Nicolai about the radioplay;
For the radio version of Hitler we found ourselves layering and treating voices in ways which led me to thinking that we were purposely giving voice to Hitler and the other protagonists without (anyway impossible for the medium) giving them body. The voices are disembodied. They float by like phantoms. The texts we chose for the radio play are particularly obsessed with death – one could say, with the factory production of phantoms. One could also say that Hitler aimed to make his Promethean utopia (which would of course have been the dystopia to end all dystopias) out of death (something he had in common with other great dictators). Perhaps out of death he thought he would be able to resurrect a new (‘better’ for das Volk at least) kind of life.

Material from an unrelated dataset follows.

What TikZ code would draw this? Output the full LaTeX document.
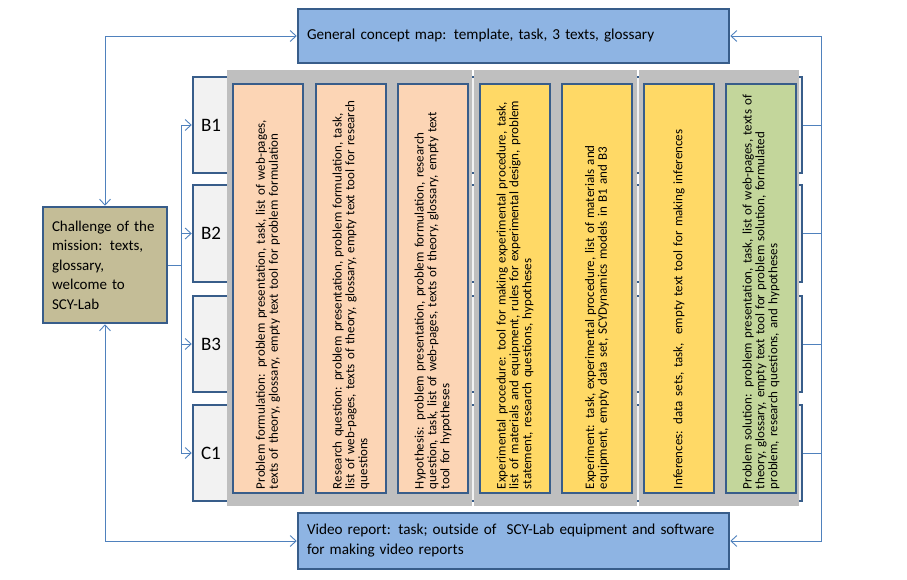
\documentclass[tikz,border=0pt]{standalone}
\usepackage{fontspec}
\setmainfont{Carlito}
\usetikzlibrary{arrows.meta}
\definecolor{bdr}{HTML}{385D8A}
\definecolor{lblue}{HTML}{8EB4E3}
\definecolor{ctan}{HTML}{C4BD97}
\definecolor{bgray}{HTML}{F2F2F2}
\definecolor{pgray}{HTML}{BFBFBF}
\definecolor{peach}{HTML}{FCD5B5}
\definecolor{cgold}{HTML}{FFD966}
\definecolor{colive}{HTML}{C3D69B}
\definecolor{cline}{HTML}{4F81BD}
\tikzset{
  box/.style={draw=bdr, line width=2.5pt, rectangle, inner sep=0pt},
  bluebox/.style={box, fill=lblue, align=left, inner xsep=9pt, font=\fontsize{15.2}{20}\selectfont},
  rowbox/.style={box, fill=bgray, minimum width=609pt},
  blabel/.style={font=\fontsize{19}{22}\selectfont, inner sep=0pt},
  panel/.style={fill=pgray, draw=none},
  colbox/.style={box, rotate=90, minimum width=409pt, minimum height=70pt, inner xsep=4pt, text width=401pt, align=left, font=\fontsize{13}{12.8}\selectfont},
  conn/.style={draw=cline, line width=0.9pt},
  >={Straight Barb[length=6pt,width=11pt]}
}
\begin{document}
\begin{tikzpicture}[x=1pt,y=-1pt]
\useasboundingbox (0,0) rectangle (907,580);
% row boxes
\node[rowbox, minimum height=96pt] (B1) at (497.5,125) {};
\node[rowbox, minimum height=97pt] (B2) at (497.5,233.5) {};
\node[rowbox, minimum height=96pt] (B3) at (497.5,344) {};
\node[rowbox, minimum height=96pt] (C1) at (497.5,453) {};
\node[blabel] (lB1) at (211,125) {B1};
\node[blabel] (lB2) at (211,233.5) {B2};
\node[blabel] (lB3) at (211,344) {B3};
\node[blabel] (lC1) at (211,453) {C1};
% gray panels
\fill[panel] (227,70) rectangle (472,506);
\fill[panel] (474,70) rectangle (637,506);
\fill[panel] (639,70) rectangle (799,506);
% columns
\node[colbox, fill=peach] (k1) at (268,288.5) {Problem formulation: problem presentation, task, list of web-pages,\\texts of theory, glossary, empty text tool for problem formulation};
\node[colbox, fill=peach] (k2) at (351,288.5) {Research question: problem presentation, problem formulation, task,\\list of web-pages, texts of theory, glossary, empty text tool for research\\questions};
\node[colbox, fill=peach] (k3) at (433,288.5) {Hypothesis: problem presentation, problem formulation, research\\question, task, list of web-pages, texts of theory, glossary, empty text\\tool for hypotheses};
\node[colbox, fill=cgold] (k4) at (515,288.5) {Experimental procedure: tool for making experimental procedure, task,\\list of materials and equipment, rules for experimental design, problem\\statement, research questions, hypotheses};
\node[colbox, fill=cgold] (k5) at (597,288.5) {Experiment: task, experimental procedure, list of materials and\\equipment, empty data set, SCYDynamics models in B1 and B3};
\node[colbox, fill=cgold] (k6) at (679,288.5) {Inferences: data sets, task,~ empty text tool for making inferences};
\node[colbox, fill=colive] (k7) at (761,288.5) {Problem solution: problem presentation, task, list of web-pages, texts of\\theory, glossary, empty text tool for problem solution, formulated\\problem, research questions, and hypotheses};
% top, bottom, challenge
\node[bluebox, minimum width=431pt, minimum height=54pt, text width=413pt] (top) at (513.5,36) {General concept map: template, task, 3 texts, glossary};
\node[bluebox, minimum width=431pt, minimum height=56pt, text width=413pt] (vid) at (513.5,541) {Video report: task; outside of~ SCY-Lab equipment and software\\for making video reports};
\node[box, fill=ctan, minimum width=124pt, minimum height=116pt, inner xsep=9pt, text width=106pt, align=left, font=\fontsize{15}{19.5}\selectfont] (ch) at (105,265) {Challenge of the\\mission: texts,\\glossary,\\welcome to\\SCY-Lab};
% connectors
\coordinate (rx) at (821,0);
\draw[conn,<->] (top.west) -| (ch.north);
\draw[conn,<->] (vid.west) -| (ch.south);
\foreach \b in {B1,B2,B3,C1}{
  \draw[conn,->] (ch.east) -- ++(13,0) |- (\b.west);
  \draw[conn] (\b.east) -- (\b.east -| rx);
}
\draw[conn,<-] (top.east) -| (B2.east -| rx);
\draw[conn,<-] (vid.east) -| (B2.east -| rx);
\end{tikzpicture}
\end{document}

Instead, out of death he only produced the final vast and awful nothing of silence and phantoms. The phantoms of the dead. The phantoms of those – people and cultures – that can never be resurrected.

But our terrible times are less different from those terrible times than perhaps we would like to believe. War carries on unabated in its demented fury, and some of those wars – those in the Middle East – have some of their roots in World War Two. And as we rape and ravage the planet, we also are leaving behind us silence and phantoms, with much more, and maybe much worse, to come. On the one hand it seems an absurd question to say, ‘George Bush was a little Hitler’ but I’m not so sure. The veneer may be politer, and the process of gaining power more ‘democratic’ (but not for the victims, they had no say in it); but was, say, Bush really so much less Promethean, especially when the juggernaut power of the USA is looked at as a whole.

But I don’t want to single out the USA, many other states are just as bad, only not as powerful. Anyway, it seems to me that what happened seventy-odd years ago has rather faded from the memories of many, especially those for whom only the grandparents lived through that war. Trying to bring the horror of Hitler and his accomplices back to life seems to me essential. But let them stay only as voices, as phantom voices. The attempt to give them flesh (as in cinema) just doesn’t seem to carry sufficient horror to be anything other than another entertainment, just another war movie. But when we only hear the voices, they enter our heads, we can’t keep them out, and therefore we have to engage with them. We have to never forget them and we have to recognise that the times have not changed very much at all.